Çünkü kamu ve özel sektörün toplamda 420 milyar dolara ulaşan borç stoku var ve kurlardaki artış ciddi bir ek maliyet yüklemektedir.
Ayrıca özel sektörün 298 milyar dolara ulaşan dış borcu, dolar artışı karşısında reel sektörün taşıdığı riski göstermesi bakımından çok önemli.
**
Kamu ve özel sektör dış borç servisi (anapara ve faiz geri ödemesi) için 50-55 milyar dolar ve cari açık için 30-50 milyar olmak üzere her yıl 80-100 milyar dolar arası ek döviz kaynağı gerekiyor.
Bu kaynağı ya borçlanarak, ya portföy veya doğrudan yabancı sermaye yatırımı girişiyle gerçekleştireceğiz.
Her halükarda dolardaki artış bu paranın TL karşılığını artıracaktır. Yani, devlet daha yüksek vergi alacak (herkese dokunacak), özel sektör ya kar marjlarını azaltarak ya da fiyat ayarlamalarıyla ek gelir yaratacaktır.
**
Birçok nihai malı dolarla ithal ediyoruz. Otomobillerin yüzde 50'si dışardan ithal ediliyor, teknolojik ürünler, bilgisayarlar, akıllı telefonlar v.s. ithal.

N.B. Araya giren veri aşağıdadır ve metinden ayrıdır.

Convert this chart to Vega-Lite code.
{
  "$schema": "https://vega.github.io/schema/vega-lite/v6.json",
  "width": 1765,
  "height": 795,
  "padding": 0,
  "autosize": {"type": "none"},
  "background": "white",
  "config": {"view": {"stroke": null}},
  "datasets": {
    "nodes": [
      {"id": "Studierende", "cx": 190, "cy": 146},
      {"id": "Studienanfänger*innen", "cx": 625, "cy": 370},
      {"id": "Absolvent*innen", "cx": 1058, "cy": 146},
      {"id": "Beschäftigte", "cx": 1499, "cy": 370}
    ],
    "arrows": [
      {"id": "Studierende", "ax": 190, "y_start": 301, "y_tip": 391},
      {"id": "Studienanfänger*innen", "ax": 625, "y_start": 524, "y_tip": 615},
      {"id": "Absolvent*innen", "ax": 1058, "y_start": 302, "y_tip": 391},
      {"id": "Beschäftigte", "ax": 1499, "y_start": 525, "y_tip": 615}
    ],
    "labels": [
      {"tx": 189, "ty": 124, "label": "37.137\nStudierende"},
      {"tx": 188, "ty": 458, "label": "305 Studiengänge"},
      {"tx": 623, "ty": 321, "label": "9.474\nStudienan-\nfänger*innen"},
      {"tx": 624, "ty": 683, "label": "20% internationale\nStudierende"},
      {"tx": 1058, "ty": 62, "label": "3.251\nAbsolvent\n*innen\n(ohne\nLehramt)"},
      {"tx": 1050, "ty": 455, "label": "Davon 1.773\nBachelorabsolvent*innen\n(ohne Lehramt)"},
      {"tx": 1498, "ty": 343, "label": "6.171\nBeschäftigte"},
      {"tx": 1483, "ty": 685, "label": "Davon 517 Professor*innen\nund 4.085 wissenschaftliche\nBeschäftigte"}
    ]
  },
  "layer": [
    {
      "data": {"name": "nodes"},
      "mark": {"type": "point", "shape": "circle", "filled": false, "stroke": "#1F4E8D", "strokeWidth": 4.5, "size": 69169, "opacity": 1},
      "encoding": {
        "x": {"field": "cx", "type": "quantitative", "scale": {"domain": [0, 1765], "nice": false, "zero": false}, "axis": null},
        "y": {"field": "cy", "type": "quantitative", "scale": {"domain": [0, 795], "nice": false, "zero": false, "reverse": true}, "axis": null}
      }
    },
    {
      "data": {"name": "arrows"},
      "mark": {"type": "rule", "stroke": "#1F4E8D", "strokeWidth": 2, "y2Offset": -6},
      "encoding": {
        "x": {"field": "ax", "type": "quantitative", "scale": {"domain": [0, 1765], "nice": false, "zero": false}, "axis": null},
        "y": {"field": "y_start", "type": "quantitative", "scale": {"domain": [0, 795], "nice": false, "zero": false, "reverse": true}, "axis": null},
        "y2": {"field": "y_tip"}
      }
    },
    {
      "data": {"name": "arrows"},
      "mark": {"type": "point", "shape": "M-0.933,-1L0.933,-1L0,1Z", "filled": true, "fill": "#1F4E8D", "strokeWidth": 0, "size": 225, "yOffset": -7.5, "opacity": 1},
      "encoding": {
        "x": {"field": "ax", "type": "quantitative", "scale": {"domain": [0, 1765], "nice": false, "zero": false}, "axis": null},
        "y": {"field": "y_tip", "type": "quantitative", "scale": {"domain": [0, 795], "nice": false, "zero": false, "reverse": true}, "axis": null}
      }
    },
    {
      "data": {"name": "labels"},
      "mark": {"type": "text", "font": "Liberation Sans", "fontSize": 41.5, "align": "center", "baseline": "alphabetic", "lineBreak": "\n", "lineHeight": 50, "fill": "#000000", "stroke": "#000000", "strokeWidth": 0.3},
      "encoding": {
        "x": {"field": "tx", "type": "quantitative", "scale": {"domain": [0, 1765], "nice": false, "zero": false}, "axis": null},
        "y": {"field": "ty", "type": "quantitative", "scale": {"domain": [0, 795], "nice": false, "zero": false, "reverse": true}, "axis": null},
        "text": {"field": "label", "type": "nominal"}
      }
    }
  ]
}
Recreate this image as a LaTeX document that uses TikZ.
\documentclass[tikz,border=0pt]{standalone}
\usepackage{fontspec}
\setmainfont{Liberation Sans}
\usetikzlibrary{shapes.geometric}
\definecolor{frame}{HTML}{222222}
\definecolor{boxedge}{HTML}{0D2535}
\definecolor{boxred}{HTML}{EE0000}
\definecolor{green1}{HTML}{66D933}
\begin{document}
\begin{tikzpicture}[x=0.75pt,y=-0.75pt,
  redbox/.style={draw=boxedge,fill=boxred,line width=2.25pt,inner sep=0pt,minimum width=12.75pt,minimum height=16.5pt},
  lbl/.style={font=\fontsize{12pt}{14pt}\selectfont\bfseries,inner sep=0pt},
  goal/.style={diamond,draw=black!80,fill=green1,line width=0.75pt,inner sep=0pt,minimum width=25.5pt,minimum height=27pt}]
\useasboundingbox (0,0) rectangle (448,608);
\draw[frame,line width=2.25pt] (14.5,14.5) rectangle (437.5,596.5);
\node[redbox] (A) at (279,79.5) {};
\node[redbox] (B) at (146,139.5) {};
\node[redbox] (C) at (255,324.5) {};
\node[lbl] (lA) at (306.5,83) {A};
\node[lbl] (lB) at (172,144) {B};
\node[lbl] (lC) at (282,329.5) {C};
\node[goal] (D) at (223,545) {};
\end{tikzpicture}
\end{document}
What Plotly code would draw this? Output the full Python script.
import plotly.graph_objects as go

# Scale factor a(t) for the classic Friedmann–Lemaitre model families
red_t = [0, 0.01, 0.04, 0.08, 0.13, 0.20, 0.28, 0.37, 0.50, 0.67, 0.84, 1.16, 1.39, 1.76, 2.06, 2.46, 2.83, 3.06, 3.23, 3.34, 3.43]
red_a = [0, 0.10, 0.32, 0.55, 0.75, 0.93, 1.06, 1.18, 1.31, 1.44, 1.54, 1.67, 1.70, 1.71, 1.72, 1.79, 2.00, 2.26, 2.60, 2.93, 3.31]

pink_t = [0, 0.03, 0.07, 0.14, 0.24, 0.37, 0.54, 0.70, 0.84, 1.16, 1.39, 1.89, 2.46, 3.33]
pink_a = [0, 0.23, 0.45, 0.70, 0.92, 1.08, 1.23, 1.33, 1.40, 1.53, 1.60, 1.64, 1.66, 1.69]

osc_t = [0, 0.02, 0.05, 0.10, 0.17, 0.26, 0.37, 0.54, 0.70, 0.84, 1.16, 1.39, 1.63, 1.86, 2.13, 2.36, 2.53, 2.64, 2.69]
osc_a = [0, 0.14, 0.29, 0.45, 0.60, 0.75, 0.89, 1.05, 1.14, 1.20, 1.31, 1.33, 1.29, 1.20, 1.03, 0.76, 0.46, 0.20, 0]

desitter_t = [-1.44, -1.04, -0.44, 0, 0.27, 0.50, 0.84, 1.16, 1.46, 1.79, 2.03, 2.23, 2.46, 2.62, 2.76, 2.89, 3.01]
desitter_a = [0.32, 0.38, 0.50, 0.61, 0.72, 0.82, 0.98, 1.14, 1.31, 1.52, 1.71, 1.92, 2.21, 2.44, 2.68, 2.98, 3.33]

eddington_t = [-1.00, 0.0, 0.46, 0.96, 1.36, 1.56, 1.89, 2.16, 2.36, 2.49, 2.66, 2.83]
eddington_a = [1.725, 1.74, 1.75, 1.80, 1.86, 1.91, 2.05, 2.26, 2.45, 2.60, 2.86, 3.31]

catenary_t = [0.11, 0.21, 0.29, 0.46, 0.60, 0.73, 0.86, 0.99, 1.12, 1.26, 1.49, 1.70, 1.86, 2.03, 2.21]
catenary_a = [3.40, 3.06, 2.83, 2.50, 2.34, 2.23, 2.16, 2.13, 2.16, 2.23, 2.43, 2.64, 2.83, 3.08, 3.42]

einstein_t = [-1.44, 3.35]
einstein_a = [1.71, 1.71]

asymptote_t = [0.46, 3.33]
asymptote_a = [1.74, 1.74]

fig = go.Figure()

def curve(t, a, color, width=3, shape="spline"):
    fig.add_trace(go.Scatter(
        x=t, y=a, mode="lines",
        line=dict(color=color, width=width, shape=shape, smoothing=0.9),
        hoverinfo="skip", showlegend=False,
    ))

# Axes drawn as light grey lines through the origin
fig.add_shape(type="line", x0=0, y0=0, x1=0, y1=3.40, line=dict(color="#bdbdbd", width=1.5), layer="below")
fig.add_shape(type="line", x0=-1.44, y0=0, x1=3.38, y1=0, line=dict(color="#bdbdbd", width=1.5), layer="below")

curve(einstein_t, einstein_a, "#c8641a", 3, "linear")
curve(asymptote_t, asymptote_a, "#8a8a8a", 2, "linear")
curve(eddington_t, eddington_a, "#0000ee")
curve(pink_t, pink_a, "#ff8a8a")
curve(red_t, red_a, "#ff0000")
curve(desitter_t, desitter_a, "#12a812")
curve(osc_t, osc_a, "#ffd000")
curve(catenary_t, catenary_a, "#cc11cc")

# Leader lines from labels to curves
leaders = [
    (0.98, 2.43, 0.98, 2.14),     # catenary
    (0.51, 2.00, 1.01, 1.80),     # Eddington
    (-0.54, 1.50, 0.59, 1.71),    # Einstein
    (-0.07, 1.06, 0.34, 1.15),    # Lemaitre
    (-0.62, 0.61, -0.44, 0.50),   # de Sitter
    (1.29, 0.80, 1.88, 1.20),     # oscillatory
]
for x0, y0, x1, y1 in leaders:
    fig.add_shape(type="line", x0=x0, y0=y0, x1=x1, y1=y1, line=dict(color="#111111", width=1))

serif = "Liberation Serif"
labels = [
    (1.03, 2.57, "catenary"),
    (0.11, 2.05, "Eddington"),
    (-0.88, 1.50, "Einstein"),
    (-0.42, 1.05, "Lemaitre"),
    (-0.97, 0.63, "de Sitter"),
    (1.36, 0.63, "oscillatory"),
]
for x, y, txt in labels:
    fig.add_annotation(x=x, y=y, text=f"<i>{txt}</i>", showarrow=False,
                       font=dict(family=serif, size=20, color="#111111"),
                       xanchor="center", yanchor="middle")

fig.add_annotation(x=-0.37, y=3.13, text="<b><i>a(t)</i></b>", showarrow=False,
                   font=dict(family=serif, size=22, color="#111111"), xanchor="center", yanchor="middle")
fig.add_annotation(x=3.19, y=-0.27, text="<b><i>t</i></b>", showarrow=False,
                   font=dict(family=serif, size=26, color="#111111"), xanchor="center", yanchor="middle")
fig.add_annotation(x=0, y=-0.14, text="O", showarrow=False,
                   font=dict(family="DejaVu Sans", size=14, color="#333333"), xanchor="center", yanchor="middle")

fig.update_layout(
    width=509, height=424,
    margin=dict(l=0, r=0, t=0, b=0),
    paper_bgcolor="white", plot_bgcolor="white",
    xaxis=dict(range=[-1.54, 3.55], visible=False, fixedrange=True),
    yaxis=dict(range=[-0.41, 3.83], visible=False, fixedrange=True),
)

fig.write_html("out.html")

Reel sektör üretimde kullanılmak üzere ithal ettiği hammaddeyi, ara ve yatırım malını da dolar üzerinden alıyor.
Hem sermaye maliyeti (dış borç) hem de üretimde kullandığı malzeme maliyetleri dolardaki artış karşısında maliyet enflasyonu olarak bütün topluma yansıyor.
Artan enflasyon, kaçınılmaz olarak faizleri tetikliyor, borçlanma maliyetleri artıyor ve yatırımlar dışlanıyor.
**
Ekonominin sıkıştığı dönemde, kur artışı nedeniyle ithalatta kısıntıya gitmek ise işsizliği daha da yükselterek ekonomik daralmaya neden olmaktadır.
Kur artışı ve ortaya çıkardığı maliyetler belli ölçüde ihracatçı sektörler tarafından telafi edilebiliyor. Fakat söz konusu sektörlerin çoğunda üretim için ithal mallar kullanıldığından bu avantaj oldukça düşük düzeyde kalıyor.
**
Sizin anlayacağınız dolardaki her hareket bizim gibi dışa çok açık ekonomilerde bütün dengeleri sarsıyor (her kesimi etkiliyor).
Yani “dolar artmış neyimize” diyemiyoruz.